In other words, it's a product not really worth considering for longer than it takes to read it. Maybe they get some of it right, maybe they don't. And whatever valuable insights they've identified might get brought out after a careful review by a competent advisor, then some intellectual rigor, introspection and actual scholarship by the author. But who's going to provide that - the Star Tribune!? (rim shot - oceans of cascading laugher)

Bret Stephens of the WSJ has further thoughts on the matter:

The problem is not that journalists can't get their facts straight: They can and usually do. Nor is it that the facts are obscure: Often, the most essential facts are also the most obvious ones. The problem is that journalists have a difficult time distinguishing significant facts--facts with consequences--from insignificant ones. That, in turn, comes from not thinking very hard about just which stories are most worth telling.

Maybe they have such a difficult time deciding what's significant because no one can be expected to accurately document the significance of something as complex as human relations and politics and WAR! when the deadline is a few hours after the events take place. This would be near impossible for someone who approached their duties to report the facts in good faith. But throw in the ego-driven need to make a difference, to afflict the so-called comfortable and speak truth to the power that isn't wielded in concert with your ideology and you've got no shot at accurately identifying what needs to be reported and what doesn't. But that, my friends, is your daily newspaper, especially when they get in the business of providing commentary and analysis.

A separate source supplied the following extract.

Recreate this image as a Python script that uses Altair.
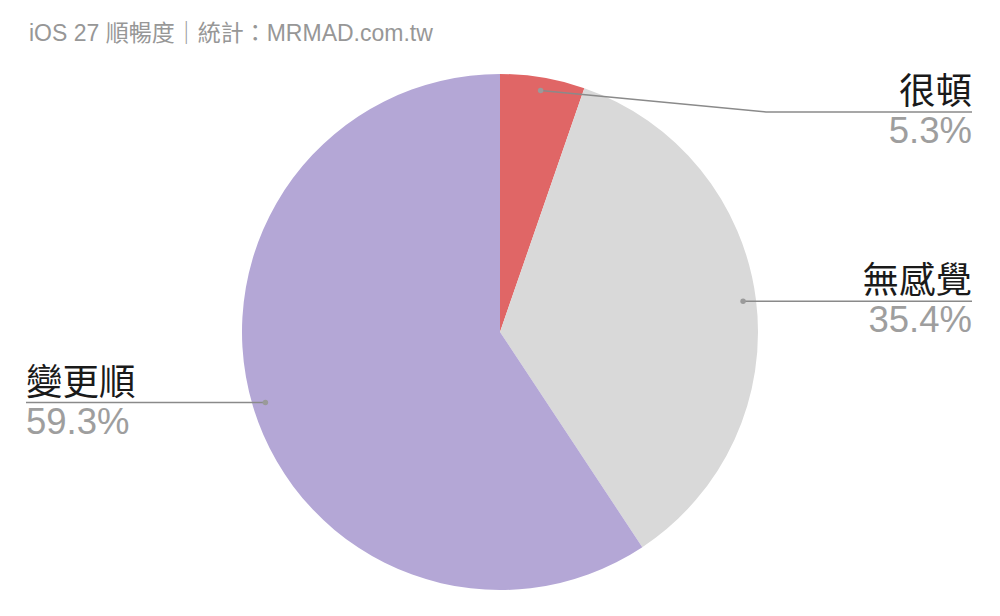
import math
import altair as alt
import pandas as pd

# ---- data ----
categories = ["很頓", "無感覺", "變更順"]
shares = [5.3, 35.4, 59.3]
colors = ["#e06666", "#d9d9d9", "#b4a7d6"]
title_text = "iOS 27 順暢度｜統計：MRMAD.com.tw"

# ---- layout (pixels in plot space) ----
W, H = 984, 600
CX, CY, R = 492, 324, 258
R_DOT = 245
RIGHT_X, LEFT_X = 964, 18
layout = {
    "很頓": dict(side="right", line_y=104, elbow_x=758),
    "無感覺": dict(side="right"),
    "變更順": dict(side="left"),
}
FONT = "Liberation Sans, Arial, Noto Sans CJK TC"
LABEL_SIZE = 36.5

total = sum(shares)
cum = 0.0
pie_rows, line_rows, dot_rows, label_rows = [], [], [], []
for i, (c, s) in enumerate(zip(categories, shares)):
    mid = (cum + s / 2) / total * 2 * math.pi
    cum += s
    px = CX + R_DOT * math.sin(mid)
    py = CY - R_DOT * math.cos(mid)
    pie_rows.append(dict(cat=c, share=s, idx=i))
    dot_rows.append(dict(cat=c, x=px, y=py))
    lay = layout[c]
    ly = lay.get("line_y", py)
    pts = [(px, py)]
    if "elbow_x" in lay:
        pts.append((lay["elbow_x"], ly))
    end_x = RIGHT_X if lay["side"] == "right" else LEFT_X
    pts.append((end_x, ly))
    for k, (a, b) in enumerate(pts):
        line_rows.append(dict(cat=c, x=a, y=b, k=k))
    label_rows.append(dict(cat=c, side=lay["side"], x=end_x, y=ly - 8,
                           kind="name", text=c))
    label_rows.append(dict(cat=c, side=lay["side"], x=end_x, y=ly + 31,
                           kind="pct", text=f"{s:.1f}%"))

pie_df = pd.DataFrame(pie_rows)
line_df = pd.DataFrame(line_rows)
dot_df = pd.DataFrame(dot_rows)
label_df = pd.DataFrame(label_rows)
title_df = pd.DataFrame([dict(x=21, y=33, text=title_text)])

xs = alt.Scale(domain=[0, W], nice=False, zero=False)
ys = alt.Scale(domain=[0, H], nice=False, zero=False, reverse=True)
X = lambda: alt.X("x:Q", scale=xs, axis=None)
Y = lambda: alt.Y("y:Q", scale=ys, axis=None)

pie = alt.Chart(pie_df).mark_arc(outerRadius=R).encode(
    theta=alt.Theta("share:Q", stack=True),
    color=alt.Color("cat:N", scale=alt.Scale(domain=categories, range=colors), legend=None),
    order=alt.Order("idx:Q"),
    x=alt.value(CX),
    y=alt.value(CY),
)

lines = alt.Chart(line_df).mark_line(color="#8a8a8a", strokeWidth=1.5).encode(
    x=X(), y=Y(), detail="cat:N", order="k:Q"
)
dots = alt.Chart(dot_df).mark_circle(color="#9a9a9a", size=30, opacity=1).encode(x=X(), y=Y())

def label_layer(side, kind, color):
    return alt.Chart(label_df).transform_filter(
        (alt.datum.side == side) & (alt.datum.kind == kind)
    ).mark_text(
        align="right" if side == "right" else "left",
        baseline="alphabetic", fontSize=LABEL_SIZE, font=FONT, color=color,
    ).encode(x=X(), y=Y(), text="text:N")

labels = [label_layer(s, k, c) for s in ("right", "left")
          for k, c in (("name", "#1a1a1a"), ("pct", "#9e9e9e"))]

title = alt.Chart(title_df).mark_text(
    align="left", baseline="alphabetic", fontSize=23, font=FONT, color="#979797"
).encode(x=X(), y=Y(), text="text:N")

chart = alt.layer(pie, lines, dots, *labels, title).properties(
    width=W, height=H, padding=0, background="white"
).configure_view(stroke=None)

chart.save("out.html", embed_options={"renderer": "svg", "actions": False})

For examples of first drafts of history destined for the paper shredder of time and perspective, see the hyperventilating about Abu Ghraib and Guantanamo Bay or any piece written by noted first draft scribbler, Jim Boyd.

In contrast with that snake oil, I direct you to Victor Davis Hanson. This week in NRO, as he does every Friday, he addresses the most vital current events of the day and it reads like a doctoral thesis from some decades in the future, explaining what happened and why during the critical, confusing, tragic year of 2005. Excerpt:

If President Bush were a liberal Democrat; if he were bombing a white Christian, politically clumsy fascist in the heart of Europe; if al Qaeda and its Islamist adherents were properly seen as eighth-century tormenters of humanists, women, homosexuals, non-Arabs, and non-Wahhabi believers; and if Iraq had become completely somnolent with the toppling of Saddam's statue, then the American people would have remained behind the effort to dismantle Islamic fundamentalism and create the foundations to ensure its permanent demise.

But once the suicide murdering and bombing from Iraq began to dominate the news, then this administration, for historical reasons largely beyond its own control, had a very small reservoir of good will. The Islamists proved to be more adept in the public relations of winning liberal exemption from criticism than did the administration itself, as one nude Iraqi on film or a crumpled Koran was always deemed far worse than daily beheadings and executions. Indeed, the terrorists were able to morph into downtrodden victims of a bullying, imperialistic America faster than George W. Bush was able to appear a reluctant progressive at war with the Dark Age values of our enemies.

And once that transformation was established, we were into a dangerous cycle of a conservative, tough-talking president intervening abroad to thwart the poorer of the third world - something that has never been an easy thing in recent American history, but now in our own age has become a propagandist's dream come true.


This isn't a first draft of history, it is history, with current events merely serving as one example in a convincing litany. And VDH has no problems in identifying the significant facts from the insignificant. For these reasons I give him the highest compliment a writer can receive. He is no journalist.